Give back the full listing, character for character, with no pictures.

>> Start DATASET SECTION

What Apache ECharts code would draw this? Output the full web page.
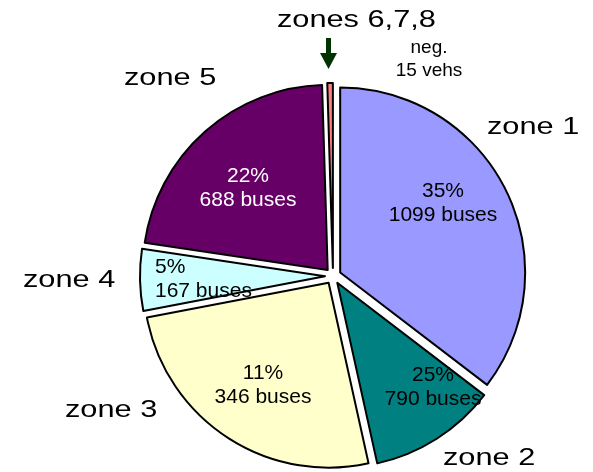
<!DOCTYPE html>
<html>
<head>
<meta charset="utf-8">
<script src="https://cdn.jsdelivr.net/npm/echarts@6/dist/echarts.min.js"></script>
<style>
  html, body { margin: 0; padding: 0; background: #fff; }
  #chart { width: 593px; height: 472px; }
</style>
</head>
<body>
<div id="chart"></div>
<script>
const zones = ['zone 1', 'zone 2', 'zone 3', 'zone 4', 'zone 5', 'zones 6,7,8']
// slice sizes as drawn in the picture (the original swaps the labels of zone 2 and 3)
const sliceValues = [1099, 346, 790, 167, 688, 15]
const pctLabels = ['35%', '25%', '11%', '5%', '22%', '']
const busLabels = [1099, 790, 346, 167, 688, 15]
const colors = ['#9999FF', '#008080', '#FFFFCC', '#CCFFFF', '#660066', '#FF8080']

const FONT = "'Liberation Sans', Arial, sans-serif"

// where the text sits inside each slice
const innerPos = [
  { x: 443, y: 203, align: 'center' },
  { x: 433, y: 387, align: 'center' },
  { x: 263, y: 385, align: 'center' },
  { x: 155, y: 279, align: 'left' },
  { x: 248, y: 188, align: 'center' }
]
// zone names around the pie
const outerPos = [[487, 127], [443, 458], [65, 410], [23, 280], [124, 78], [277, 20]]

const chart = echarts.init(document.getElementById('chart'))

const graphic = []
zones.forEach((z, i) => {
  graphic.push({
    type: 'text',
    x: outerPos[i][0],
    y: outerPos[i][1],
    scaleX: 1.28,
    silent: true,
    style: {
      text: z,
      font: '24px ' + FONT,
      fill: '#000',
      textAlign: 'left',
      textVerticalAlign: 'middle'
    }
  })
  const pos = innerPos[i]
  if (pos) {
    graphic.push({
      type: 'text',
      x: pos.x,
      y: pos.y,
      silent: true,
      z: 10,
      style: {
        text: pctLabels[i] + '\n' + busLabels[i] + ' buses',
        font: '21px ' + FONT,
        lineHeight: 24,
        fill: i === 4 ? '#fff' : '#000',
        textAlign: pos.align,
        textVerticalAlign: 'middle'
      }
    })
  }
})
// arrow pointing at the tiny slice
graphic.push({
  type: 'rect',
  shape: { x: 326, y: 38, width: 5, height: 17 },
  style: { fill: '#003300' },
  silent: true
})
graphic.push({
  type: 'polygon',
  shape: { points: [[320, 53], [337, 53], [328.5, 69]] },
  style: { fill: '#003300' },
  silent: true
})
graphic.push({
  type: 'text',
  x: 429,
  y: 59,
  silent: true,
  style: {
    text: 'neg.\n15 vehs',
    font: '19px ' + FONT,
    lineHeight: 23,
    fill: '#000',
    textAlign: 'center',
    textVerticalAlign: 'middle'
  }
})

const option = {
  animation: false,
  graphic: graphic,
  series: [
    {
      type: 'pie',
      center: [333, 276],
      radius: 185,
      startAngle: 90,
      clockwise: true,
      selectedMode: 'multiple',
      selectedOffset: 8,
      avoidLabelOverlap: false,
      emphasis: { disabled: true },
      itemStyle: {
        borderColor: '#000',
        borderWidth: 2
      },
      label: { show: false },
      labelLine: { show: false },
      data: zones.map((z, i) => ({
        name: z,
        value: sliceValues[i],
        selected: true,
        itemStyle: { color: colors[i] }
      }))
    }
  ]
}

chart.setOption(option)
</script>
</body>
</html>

>> End DATASET SECTION

* _SOLUTION TO THE PROBLEM_
What Apache ECharts code would draw this? Output the full web page.
<!DOCTYPE html>
<html>
<head>
<meta charset="utf-8">
<script src="https://cdn.jsdelivr.net/npm/echarts@6/dist/echarts.min.js"></script>
<style>
  html, body { margin: 0; padding: 0; background: #fff; }
  #chart { width: 593px; height: 472px; }
</style>
</head>
<body>
<div id="chart"></div>
<script>
const zones = ['zone 1', 'zone 2', 'zone 3', 'zone 4', 'zone 5', 'zones 6,7,8']
// slice sizes as drawn in the picture (the original swaps the labels of zone 2 and 3)
const sliceValues = [1099, 346, 790, 167, 688, 15]
const pctLabels = ['35%', '25%', '11%', '5%', '22%', '']
const busLabels = [1099, 790, 346, 167, 688, 15]
const colors = ['#9999FF', '#008080', '#FFFFCC', '#CCFFFF', '#660066', '#FF8080']

const FONT = "'Liberation Sans', Arial, sans-serif"

// where the text sits inside each slice
const innerPos = [
  { x: 443, y: 203, align: 'center' },
  { x: 433, y: 387, align: 'center' },
  { x: 263, y: 385, align: 'center' },
  { x: 155, y: 279, align: 'left' },
  { x: 248, y: 188, align: 'center' }
]
// zone names around the pie
const outerPos = [[487, 127], [443, 458], [65, 410], [23, 280], [124, 78], [277, 20]]

const chart = echarts.init(document.getElementById('chart'))

const graphic = []
zones.forEach((z, i) => {
  graphic.push({
    type: 'text',
    x: outerPos[i][0],
    y: outerPos[i][1],
    scaleX: 1.28,
    silent: true,
    style: {
      text: z,
      font: '24px ' + FONT,
      fill: '#000',
      textAlign: 'left',
      textVerticalAlign: 'middle'
    }
  })
  const pos = innerPos[i]
  if (pos) {
    graphic.push({
      type: 'text',
      x: pos.x,
      y: pos.y,
      silent: true,
      z: 10,
      style: {
        text: pctLabels[i] + '\n' + busLabels[i] + ' buses',
        font: '21px ' + FONT,
        lineHeight: 24,
        fill: i === 4 ? '#fff' : '#000',
        textAlign: pos.align,
        textVerticalAlign: 'middle'
      }
    })
  }
})
// arrow pointing at the tiny slice
graphic.push({
  type: 'rect',
  shape: { x: 326, y: 38, width: 5, height: 17 },
  style: { fill: '#003300' },
  silent: true
})
graphic.push({
  type: 'polygon',
  shape: { points: [[320, 53], [337, 53], [328.5, 69]] },
  style: { fill: '#003300' },
  silent: true
})
graphic.push({
  type: 'text',
  x: 429,
  y: 59,
  silent: true,
  style: {
    text: 'neg.\n15 vehs',
    font: '19px ' + FONT,
    lineHeight: 23,
    fill: '#000',
    textAlign: 'center',
    textVerticalAlign: 'middle'
  }
})

const option = {
  animation: false,
  graphic: graphic,
  series: [
    {
      type: 'pie',
      center: [333, 276],
      radius: 185,
      startAngle: 90,
      clockwise: true,
      selectedMode: 'multiple',
      selectedOffset: 8,
      avoidLabelOverlap: false,
      emphasis: { disabled: true },
      itemStyle: {
        borderColor: '#000',
        borderWidth: 2
      },
      label: { show: false },
      labelLine: { show: false },
      data: zones.map((z, i) => ({
        name: z,
        value: sliceValues[i],
        selected: true,
        itemStyle: { color: colors[i] }
      }))
    }
  ]
}

chart.setOption(option)
</script>
</body>
</html>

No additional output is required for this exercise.